While Bette had a natural talent for many things, she admitted in the interview with Mickey that she never could play Bridge. She was apparently in a Bridge club at one point but said she couldn’t play. So each Friday when it was time to play, her children would always seem to come down with a fever. Finally, she announced that she was getting out of the club, and everyone clapped. Bette said, “I was as happy as they were to get out.”
I was also told that she knew how to throw a proper party, complete with linens and silver. One friend shared that she once brought over some cokes in a can and realized this was not that kind of gathering.
But at home around the kitchen table, there was a different routine. I don’t know if ya’ll know this or not, but the Simpson family has always had strong immune system. Perhaps the history of this is because when they were together as a family, they rarely used napkins. Instead, they would simply pass the dishrag around the kitchen table, sharing and strengthening their immune systems in love.
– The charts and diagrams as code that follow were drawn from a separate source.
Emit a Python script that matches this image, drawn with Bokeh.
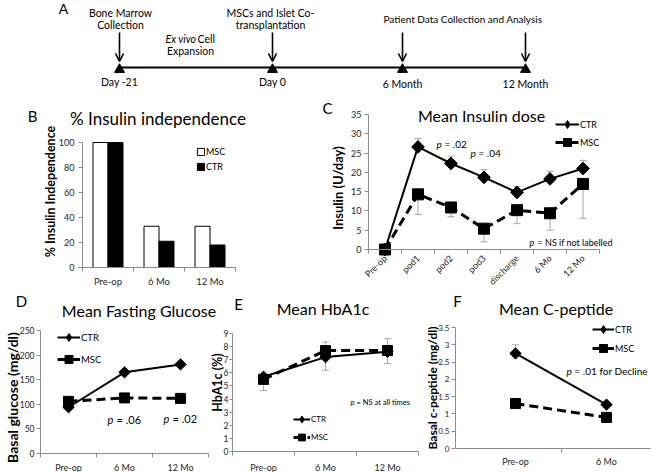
import math
from bokeh.plotting import figure
from bokeh.layouts import column, row
from bokeh.models import (Range1d, FixedTicker, Label, Legend, LegendItem, GridBox,
                          Whisker, TeeHead, ColumnDataSource, Arrow, OpenHead)
from bokeh.core.properties import value
from bokeh.embed import file_html
from bokeh.resources import INLINE

FONT = "Lato"
AXIS_GREY = "#8c8c8c"
ERR_GREY = "#a6a6a6"
TICK_TEXT = "#262626"

# ---------------- data ----------------
# A: study timeline (schematic positions along the time line)
timeline_labels = ["Day -21", "Day 0", "6 Month", "12 Month"]
timeline_pos = [119, 272, 402, 525]
timeline_label_y = [81, 81, 83, 83]

# B: % insulin independence
indep_cats = ["Pre-op", "6 Mo", "12 Mo"]
indep_msc = [100, 33, 33]
indep_ctr = [100, 21, 18]
indep_ticks = [0, 20, 40, 60, 80, 100]

# C: mean insulin dose (U/day)
dose_cats = ["Pre-op", "pod1", "pod2", "pod3", "discharge", "6 Mo", "12 Mo"]
dose_ctr = [0, 26.6, 22.3, 18.7, 14.8, 18.3, 21.0]
dose_ctr_hi = [0, 28.8, 24.2, 20.7, 16.3, 20.3, 23.1]
dose_msc = [0, 14.3, 10.9, 5.4, 10.2, 9.4, 17.0]
dose_msc_lo = [0, 9.1, 8.5, 2.0, 6.7, 5.0, 8.1]
dose_ticks = [0, 5, 10, 15, 20, 25, 30, 35]

# D: mean fasting glucose (mg/dl)
glu_cats = ["Pre-op", "6 Mo", "12 Mo"]
glu_ctr = [94, 165, 181]
glu_ctr_hi = [99, 170, 187]
glu_msc = [106, 113, 112]
glu_msc_lo = [101, 104, 105]
glu_ticks = [0, 50, 100, 150, 200, 250]

# E: mean HbA1c (%)
a1c_cats = ["Pre-op", "6 Mo", "12 Mo"]
a1c_ctr = [5.7, 7.2, 7.6]
a1c_ctr_hi = [5.9, 8.35, 8.6]
a1c_msc = [5.5, 7.7, 7.7]
a1c_msc_lo = [4.65, 6.2, 6.7]
a1c_ticks = [0, 1, 2, 3, 4, 5, 6, 7, 8, 9]

# F: mean C-peptide (mg/dl)
cpep_cats = ["Pre-op", "6 Mo"]
cpep_ctr = [2.75, 1.27]
cpep_ctr_hi = [3.0, 1.33]
cpep_msc = [1.3, 0.9]
cpep_msc_lo = [1.22, 0.83]
cpep_ticks = [0, 0.5, 1, 1.5, 2, 2.5, 3, 3.5]
cpep_tick_labels = ["0", "0.5", "1", "1.5", "2", "2.5", "3", "3.5"]


# ---------------- helpers ----------------
class Panel:
    """A borderless figure covering a page rectangle; x0/y0 = page position of
    data value 0, kx/ky = pixels per data unit (used to set the ranges and to
    place text annotations). Axes are drawn at fixed data locations."""

    def __init__(self, fig_box, x0, kx, y0, ky, axes=True):
        self.fl, self.ft, self.fr, self.fb = fig_box
        self.x0, self.kx, self.y0, self.ky = x0, kx, y0, ky
        kw = {} if axes else dict(x_axis_type=None, y_axis_type=None)
        self.fig = figure(
            width=self.fr - self.fl, height=self.fb - self.ft,
            x_range=Range1d(self.dx(self.fl), self.dx(self.fr)),
            y_range=Range1d(self.dy(self.fb), self.dy(self.ft)),
            min_border_left=0, min_border_right=0, min_border_top=0, min_border_bottom=0,
            output_backend="svg", toolbar_location=None, outline_line_color=None,
            **kw)
        self.fig.grid.visible = False

    def dx(self, px):
        return (px - self.x0) / self.kx

    def dy(self, py):
        return (self.y0 - py) / self.ky

    def text(self, px, py, s, size, align="left", style="normal", color="black",
             x_offset=0, angle=0):
        self.fig.add_layout(Label(
            x=self.dx(px), y=self.dy(py), text=s, text_font=FONT,
            text_font_size=f"{size}px", text_font_style=style, text_align=align,
            text_baseline="middle", text_color=color, x_offset=x_offset, angle=angle))

    def ptext(self, px, py, rest, size):
        self.text(px, py, "p", size, style="italic")
        self.text(px, py, rest, size, x_offset=round(size * 0.85))

    def legend(self, renderers, label, left_px, cy_px, gw, size, standoff=1, gh=20):
        leg = Legend(
            items=[LegendItem(label=value(label), renderers=renderers)],
            location=(left_px - self.fl, self.fb - (cy_px + gh / 2)),
            padding=0, margin=0, spacing=0, glyph_width=gw, glyph_height=gh,
            label_height=gh, label_width=10, label_standoff=standoff,
            border_line_color=None, background_fill_alpha=0,
            label_text_font=FONT, label_text_font_size=f"{size}px",
            label_text_color="black")
        self.fig.add_layout(leg)


def style_axes(P, cats, yticks, ybounds, yaxis_x=0.5, ytick_standoff=3, ytick_out=4,
               xtick_standoff=4, xtick_size=9, ytick_size=8.5, xbounds=None,
               xminor=None, rot=None, ytick_labels=None):
    p = P.fig
    n = len(cats)
    xi = list(range(1, n + 1))
    xa = p.xaxis[0]
    ya = p.yaxis[0]
    xa.fixed_location = 0
    ya.fixed_location = yaxis_x
    xa.ticker = FixedTicker(ticks=xi, minor_ticks=xminor if xminor is not None
                            else [k + 0.5 for k in range(0, n + 1)])
    xa.major_label_overrides = dict(zip(xi, cats))
    xa.bounds = xbounds if xbounds is not None else (0.5, n + 0.5)
    xa.major_tick_out = 0
    xa.major_tick_in = 0
    xa.minor_tick_out = 4
    xa.minor_tick_in = 0
    xa.major_label_standoff = xtick_standoff
    xa.major_label_text_font_size = f"{xtick_size}px"
    if rot:
        xa.major_label_orientation = rot
    ya.ticker = FixedTicker(ticks=yticks)
    if ytick_labels:
        ya.major_label_overrides = dict(zip(yticks, ytick_labels))
    ya.bounds = ybounds
    ya.major_tick_out = ytick_out
    ya.major_tick_in = 0
    ya.minor_tick_out = 0
    ya.minor_tick_in = 0
    ya.major_label_standoff = ytick_standoff
    ya.major_label_text_font_size = f"{ytick_size}px"
    for ax in (xa, ya):
        ax.axis_line_color = AXIS_GREY
        ax.major_tick_line_color = AXIS_GREY
        ax.minor_tick_line_color = AXIS_GREY
        ax.major_label_text_font = FONT
        ax.major_label_text_color = TICK_TEXT


def add_err(P, xs, ys, ends, up=True):
    src = ColumnDataSource(dict(x=xs, a=ys, b=ends))
    head = TeeHead(size=7, line_color=ERR_GREY, line_width=1)
    if up:
        w = Whisker(source=src, base="x", lower="a", upper="b", upper_head=head,
                    lower_head=None, line_color=ERR_GREY, line_width=1)
    else:
        w = Whisker(source=src, base="x", lower="b", upper="a", lower_head=head,
                    upper_head=None, line_color=ERR_GREY, line_width=1)
    P.fig.add_layout(w)


def two_series(P, ctr, ctr_hi, msc, msc_lo, xs, ctr_size, msc_size, key_d=8):
    add_err(P, xs, ctr, ctr_hi, up=True)
    add_err(P, xs, msc, msc_lo, up=False)
    lc = P.fig.line(xs, ctr, line_color="black", line_width=2)
    # small diamonds (legend key) sit underneath the larger CTR markers
    kc = P.fig.scatter(xs, ctr, marker="diamond", size=key_d, color="black")
    P.fig.scatter(xs, ctr, marker="square", angle=math.pi / 4, size=ctr_size, color="black")
    lm = P.fig.line(xs, msc, line_color="black", line_width=3, line_dash="9 5")
    mm = P.fig.scatter(xs, msc, marker="square", size=msc_size, color="black")
    return [lc, kc], [lm, mm]


# ---------------- A: timeline ----------------
PA = Panel((0, 0, 652, 96), 0, 1, 0, -1, axes=False)
PA.fig.line(x=[timeline_pos[0], timeline_pos[-1]], y=[67, 67], line_color="black", line_width=2)
PA.fig.scatter(x=timeline_pos, y=[69] * len(timeline_pos), marker="triangle", size=10, color="black")
for xp in timeline_pos:
    PA.fig.add_layout(Arrow(x_start=xp, y_start=32, x_end=xp, y_end=61,
                            line_color="black", line_width=1.6,
                            end=OpenHead(size=8, line_color="black", line_width=1.6)))
for xp, lab, yp in zip(timeline_pos, timeline_labels, timeline_label_y):
    PA.text(xp, yp, lab, 10.5, align="center")
PA.text(63, 8, "A", 14, align="center")
PA.text(120, 12, "Bone Marrow", 10.5, align="center")
PA.text(120, 24, "Collection", 10.5, align="center")
PA.text(270, 12, "MSCs and Islet Co-", 10.5, align="center")
PA.text(270, 24, "transplantation", 10.5, align="center")
PA.text(165, 38, "Ex vivo", 10.5, style="italic")
PA.text(197, 38, "Cell", 10.5)
PA.text(190, 50, "Expansion", 10.5, align="center")
PA.text(383, 18, "Patient Data Collection and  Analysis", 10)

# ---------------- B: % insulin independence ----------------
PB = Panel((0, 96, 322, 292), 56.5, 51, 267, 1.25)
xb = list(range(1, len(indep_cats) + 1))
bw = 0.294
rb_msc = PB.fig.vbar(x=[k - bw / 2 for k in xb], top=indep_msc, width=bw,
                     fill_color="white", line_color="black", line_width=1)
rb_ctr = PB.fig.vbar(x=[k + bw / 2 for k in xb], top=indep_ctr, width=bw,
                     fill_color="black", line_color="black", line_width=1)
style_axes(PB, indep_cats, indep_ticks, (0, 100), ytick_standoff=4,
           xtick_standoff=4, xtick_size=9.5, ytick_size=9)
PB.legend([rb_msc], "MSC", 196, 152, 9, 9, standoff=1, gh=9)
PB.legend([rb_ctr], "CTR", 196, 167, 9, 9, standoff=1, gh=9)

# ---------------- C: mean insulin dose ----------------
PC = Panel((322, 96, 652, 292), 351.5, 33, 249, 135 / 35)
xc = list(range(1, len(dose_cats) + 1))
rc_ctr, rc_msc = two_series(PC, dose_ctr, dose_ctr_hi, dose_msc, dose_msc_lo, xc, 9, 11)
style_axes(PC, dose_cats, dose_ticks, (0, 35), ytick_standoff=3, xtick_standoff=3,
           xtick_size=9, ytick_size=9, rot=math.pi / 4)
PC.legend(rc_ctr, "CTR", 555, 124, 24, 9)
PC.legend(rc_msc, "MSC", 555, 142, 24, 9)
PC.ptext(436, 143, "= .02", 10)
PC.ptext(470, 152, "= .04", 10)
PC.ptext(529, 242, "= NS if not labelled", 9)

# ---------------- D: mean fasting glucose ----------------
PD = Panel((0, 292, 212, 472), 12, 56, 453, 123 / 250)
xd = list(range(1, len(glu_cats) + 1))
rd_ctr, rd_msc = two_series(PD, glu_ctr, glu_ctr_hi, glu_msc, glu_msc_lo, xd, 8, 10)
style_axes(PD, glu_cats, glu_ticks, (0, 250), ytick_standoff=2, xtick_standoff=4,
           xtick_size=9, ytick_size=8.5)
PD.legend(rd_ctr, "CTR", 57, 337, 23, 9.5)
PD.legend(rd_msc, "MSC", 57, 359, 23, 9.5)
PD.ptext(107, 419, "= .06", 11)
PD.ptext(163, 418, "= .02", 11)

# ---------------- E: mean HbA1c ----------------
PE = Panel((212, 292, 424, 472), 201, 62, 451, 118 / 9)
xe = list(range(1, len(a1c_cats) + 1))
re_ctr, re_msc = two_series(PE, a1c_ctr, a1c_ctr_hi, a1c_msc, a1c_msc_lo, xe, 8, 10, key_d=7)
style_axes(PE, a1c_cats, a1c_ticks, (0, 9), ytick_standoff=1, ytick_out=3,
           xtick_standoff=6, xtick_size=9, ytick_size=8.5)
PE.legend(re_ctr, "CTR", 293, 419, 17, 8)
PE.legend(re_msc, "MSC", 293, 437, 17, 8)
PE.ptext(350, 402, "= NS at all times", 7.5)

# ---------------- F: mean C-peptide ----------------
PF = Panel((424, 292, 652, 472), 424, 91, 448, 121 / 3.5)
xf = list(range(1, len(cpep_cats) + 1))
rf_ctr, rf_msc = two_series(PF, cpep_ctr, cpep_ctr_hi, cpep_msc, cpep_msc_lo, xf, 8, 10)
style_axes(PF, cpep_cats, cpep_ticks, (0, 3.5), yaxis_x=PF.dx(455), ytick_standoff=2,
           xtick_standoff=3, xtick_size=9, ytick_size=8, xbounds=(PF.dx(455), PF.dx(650)),
           xminor=[1.5, 2.5], ytick_labels=cpep_tick_labels)
PF.legend(rf_ctr, "CTR", 592, 329, 22, 9)
PF.legend(rf_msc, "MSC", 592, 348, 22, 9)
PF.ptext(566, 370, "= .01 for Decline", 10)

# ---------------- overlay: panel letters, titles, axis titles ----------------
OV = Panel((0, 0, 652, 472), 0, 1, 0, -1, axes=False)
OV.fig.background_fill_color = None
OV.fig.border_fill_color = None
panel_letters = [("B", 32, 115), ("C", 327, 107), ("D", 21, 300), ("E", 238, 303), ("F", 457, 300)]
for s, xp, yp in panel_letters:
    OV.text(xp, yp, s, 15, align="center")
panel_titles = [("% Insulin independence", 157.5, 118, 17), ("Mean Insulin dose", 481, 115, 16),
                ("Mean Fasting Glucose", 138.5, 310, 16), ("Mean HbA1c", 322.5, 308, 16),
                ("Mean C-peptide", 555.5, 308, 16)]
for s, xp, yp, fs in panel_titles:
    OV.text(xp, yp, s, fs, align="center")
axis_titles = [("% Insulin Independence", 50, 191, 12.5), ("Insulin (U/day)", 337, 187.5, 13),
               ("Basal glucose (mg/dl)", 12, 397, 14), ("HbA1c (%)", 217, 382, 12.5),
               ("Basal c-peptide (mg/dl)", 432, 387.5, 12)]
for s, xp, yp, fs in axis_titles:
    OV.text(xp, yp, s, fs, align="center", style="bold", angle=math.pi / 2)

main = column(PA.fig, row(PB.fig, PC.fig), row(PD.fig, PE.fig, PF.fig))
page = GridBox(children=[(main, 0, 0), (OV.fig, 0, 0)])

with open("out.html", "w") as fh:
    fh.write(file_html(page, INLINE))
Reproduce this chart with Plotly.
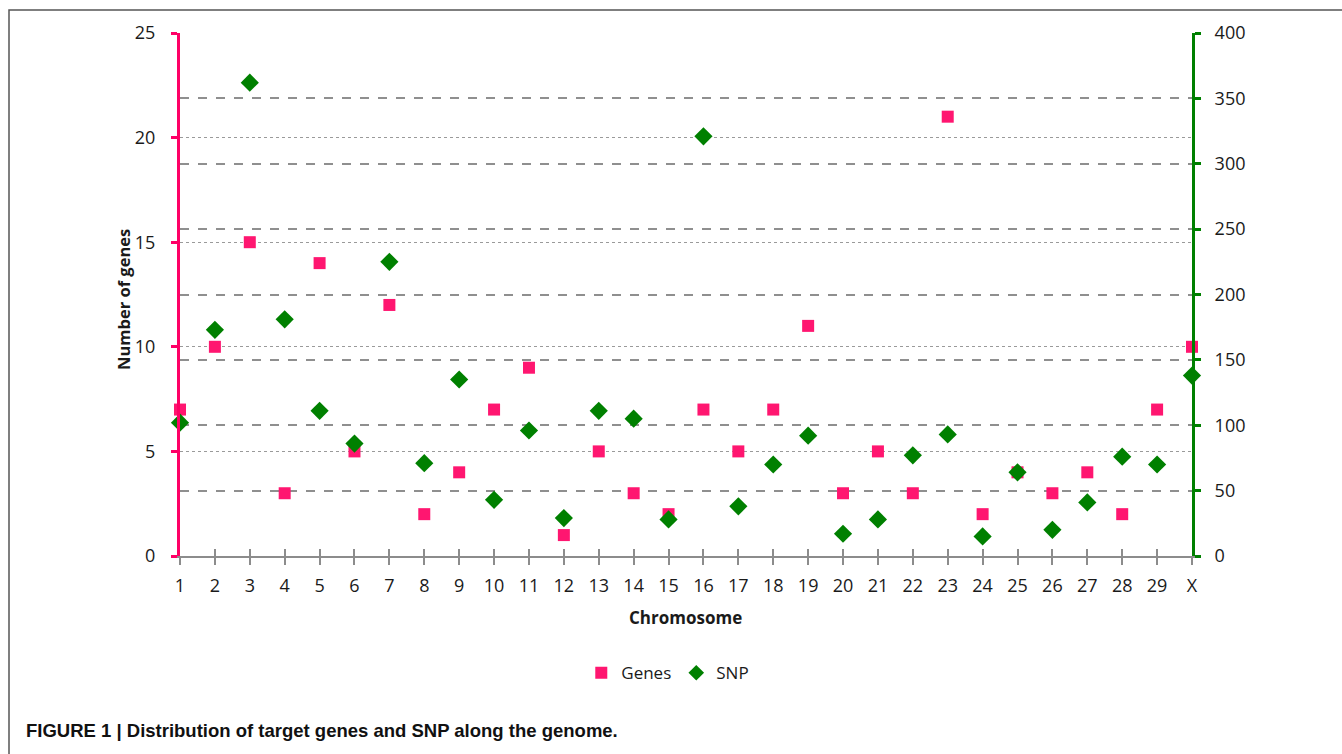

When friends would visit the Simpsons, they later continued this tradition within their own families, especially the Short family.
When we have strong immune systems, we tend to exhibit a sense of strength in the face of illness.You know, often when I would visit Bette while she was in the hospital and then in long-term care, she would smile and tell me “I’m gonna get better.”
Today’s passage from Isaiah comes as one in which God is comforting God’s people. It even begins by saying “comfort, comfort my people.” It asks to whom will we liken God and to what will we compare God? Then it asks “Have you not known? Have you not heard?” Our God is everlasting. God does not come and go but is constant. God does not grow tired or but gives strength to those who are week. It says while we may grow tired and weary, those who hope in the Lord will renew their strength. The Message translates it as “those who wait upon God get fresh strength.” Not yesterday’s strength. Not last year’s strength. Fresh strength.
Bette amazed me in her hope. It was always fresh, always persistent, and it sprang from a place of peace in the Lord. The other day Grady brought by Bette’s Bible for me to see. Oh my goodness, look at this. It no longer even has a front or back cover. All that remains is the story, the contents, the pages filled with her notes and her favorite passages. I don’t know about you but I want to love the Lord so much that the cover of my Bible is worn from reading and my feet worn from serving and my voice worn from praying and living out God’s love.
“I’m gonna get better” she would say. For those who hope in the Lord shall renew their strength. They shall mount up with wings like eagles. They shall run and not be weary. They shall walk and not grow faint. For in Christ, our end is our beginning.
Bette, we give thanks for your life this day and all days. As you behold all of heaven which I imagine has the most beautiful flowers for you to arrange, we are grateful for the days in which we glimpsed heaven in and through you.